Friday, May 13, 2011

Coal - a new technology and another look at the TV series

Back in 2008 Robert Rapier wrote a post on using coal in the making of ethanol, in which he referred back to a post he had written in 2006 on the same subject. That earlier post said, in part:
The natural gas input into ethanol production is a serious long-term threat to economic viability. Since natural gas is a fossil fuel, and supplies are diminishing, it will put upward pressure on the price of ethanol over time. However, if the energy inputs could be produced from coal, ethanol prices would be insulated from escalating natural gas prices.

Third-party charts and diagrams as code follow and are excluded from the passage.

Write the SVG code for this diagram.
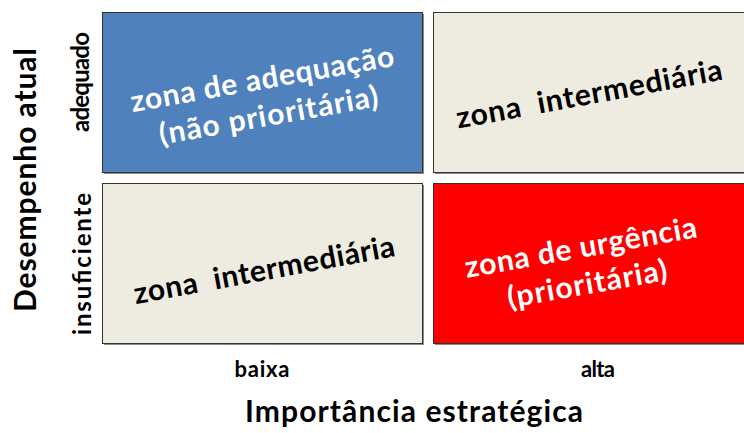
<svg xmlns="http://www.w3.org/2000/svg" width="744" height="433" viewBox="0 0 744 433">
<style>
text{font-family:Lato,"Open Sans","Liberation Sans",sans-serif;font-weight:bold;text-anchor:middle}
.box{stroke:#333333;stroke-width:1}
.sh{fill:#8a8a8a}
.big{font-size:30px}
.ax{font-size:30px;fill:#000}
.lab{font-size:22px;fill:#000}
.vl{font-size:24px;fill:#000}
.w{fill:#ffffff}
.k{fill:#000000}
</style>
<rect width="744" height="433" fill="#ffffff"/>
<g id="q-adequacao">
<rect class="sh" x="104" y="14" width="320" height="160"/>
<rect class="box" x="102.5" y="12.5" width="320" height="160" fill="#4F81BD"/>
<g transform="translate(264,89) rotate(-10)">
<text class="big w" x="0" y="0" textLength="267">zona de adequação</text>
<text class="big w" x="0" y="37" textLength="222">(não prioritária)</text>
</g>
</g>
<g id="q-intermediaria-top">
<rect class="sh" x="435" y="14" width="320" height="160"/>
<rect class="box" x="433.5" y="12.5" width="320" height="160" fill="#EEECE1"/>
<text class="big k" transform="translate(591,104) rotate(-10.5)" x="0" y="0" textLength="270" xml:space="preserve">zona  intermediária</text>
</g>
<g id="q-intermediaria-bottom">
<rect class="sh" x="104" y="185" width="320" height="160"/>
<rect class="box" x="102.5" y="183.5" width="320" height="160" fill="#EEECE1"/>
<text class="big k" transform="translate(266,280) rotate(-10.5)" x="0" y="0" textLength="265" xml:space="preserve">zona  intermediária</text>
</g>
<g id="q-urgencia">
<rect class="sh" x="435" y="185" width="320" height="160"/>
<rect class="box" x="433.5" y="183.5" width="320" height="160" fill="#FF0000"/>
<g transform="translate(582.5,257.5) rotate(-10)">
<text class="big w" x="0" y="0" textLength="235">zona de urgência</text>
<text class="big w" x="0" y="37" textLength="162">(prioritária)</text>
</g>
</g>
<g id="axis-y">
<text class="ax" transform="translate(36,180) rotate(-90)" textLength="264">Desempenho atual</text>
<text class="vl" transform="translate(89,82) rotate(-90)" textLength="100">adequado</text>
<text class="vl" transform="translate(91,264) rotate(-90)" textLength="142">insuficiente</text>
</g>
<g id="axis-x">
<text class="lab" x="262" y="377" textLength="55">baixa</text>
<text class="lab" x="598" y="377" textLength="34">alta</text>
<text class="ax" x="414" y="422" textLength="338">Importância estratégica</text>
</g>
<g id="connectors"></g>
</svg>
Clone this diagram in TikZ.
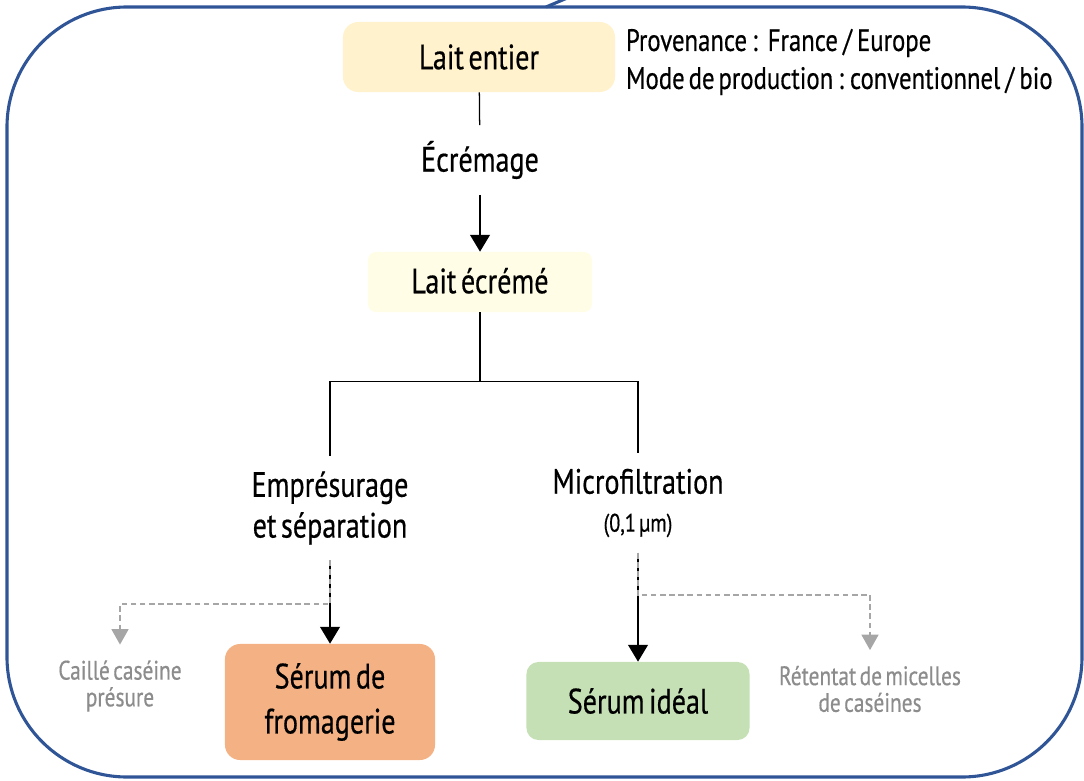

Using coal might also lessen the significance of the EROEI debate. If you take 1 BTU of (cheap) coal, and you get back 0.8 BTUs of (more valuable, liquid) ethanol, then EROEI doesn't have the same significance as when you use natural gas to produce ethanol. You converted the BTUs into a readily usable liquid form. This argument may be valid from an economic point of view, but it ignores the fact that coal is still an inherently dirty energy source. If coal remains abundant and cheap, coal economics will beat natural gas economics, but coal will increase the rate at which we put carbon dioxide into the atmosphere.

In those remarks Robert was writing about the use of coal as a power source for running the ethanol plant, as opposed to the use of natural gas. The feed stock would remain the corn that is fermented, and turned into the beer that is then distilled into the ethanol that can be used as a liquid fuel source. That process still raises the debate over fuel versus food.

In an alternative approach Celanese are now starting to build plants in China that will use coal as the feedstock, without the grain, and they claim that this technology, is a game changer.
The so-called TCX technology can convert coal, petroleum coke or natural gas to ethanol for 25 percent to 35 percent less than alternative processes, Celanese said today in presentation slides posted on its website. The cost of converting coal to ethanol is $1.50 a gallon, equal to making gasoline from crude oil costing $60 a barrel, the Dallas-based company said.

“Fuel with our ethanol technology represents a game- changer for the company,” Chief Executive Officer David Weidman said in a presentation to investors in New York.

Weidman said he is advancing a November plan to build two factories in China that will turn coal into ethanol for industrial uses. The company also may produce ethanol for fuel in China, India, Australia, Colombia and Egypt, he said.
The technology, which is still being held fairly close to the Celanese chest, appears to use some of Celanese technology for the manufacture of acetic acid and involves the gasification of the coal to syngas as an earlier step. That supply will be provided by Wilson.

The use of coal is apparently currently commercial with this technology, while using the same process with a cellulosic feedstock is apparently not as yet that far along.

The two plants will each have a capacity of 400,000 tons of ethanol (134 million gallons) and will produce industrial ethanol rather than, at this stage, the fuel for use in vehicles. In China this is a larger (at 3 million tons/year) market than the fuel market, at half that size. Both are growing at up to 10% pa and the plants are expected to help meet that growth. Fuel ethanol prices in China have been estimated at $950 per tonne.

The most recent announcement comes as China is moving to increase coal imports by perhaps as much as a million tons a week due to drought reducing the output from hydro-electric power plants. Normally the country imports around 10.8 million tons a month, although this is a steadily increasing number. Without the additional imports it is possible that the country may see significant power shortages this summer, since the drought may lower available power by as much as 30 GW.

Speaking of the loss in power I did, eventually start to watch the second episode of Coal. One of the issues in that episode was the drop-out of power that was supplied to the mine. It is one of the ways in which mines can be given a lower price for electricity, if they accept that they will be “shed” if the demand exceeds that which the power generator can supply. The episode showed how that unexpected drop out can affect the men underground. Other power problems arose at the mine because the continuous miner operator was not fully experienced and was running the machine in to take too large an amount of coal or roof rock at one time. This overloaded the switches and tripped power. The necessary methodical restart of the system slows production, since nothing can start producing coal until all the components of the system are back up and running. As they are showing producing coal is not that simple or necessarily pleasant a process.

And a small additional note. In my comment on the first episode I was not that impressed with the way that the miners were bringing down the loose overhead rock. It turns out that I wasn’t the only one unimpressed. MSHA Inspectors, who watched the show, have fined Cobalt coal – for the use of improper barring tools and procedures, as well as a number of other violations.

The series has a considerable value in showing how difficult it can be to run a small mine, and though most of my experience has been in much larger operations (both financially and in terms of seam height) there are a number of different lessons that the series shows on coal mine operation. The problems of ventilation, when the belt drive started smoking and could have caught fire, are illustrative of that, with the telling message two miners died in a not too dissimilar event not that far away.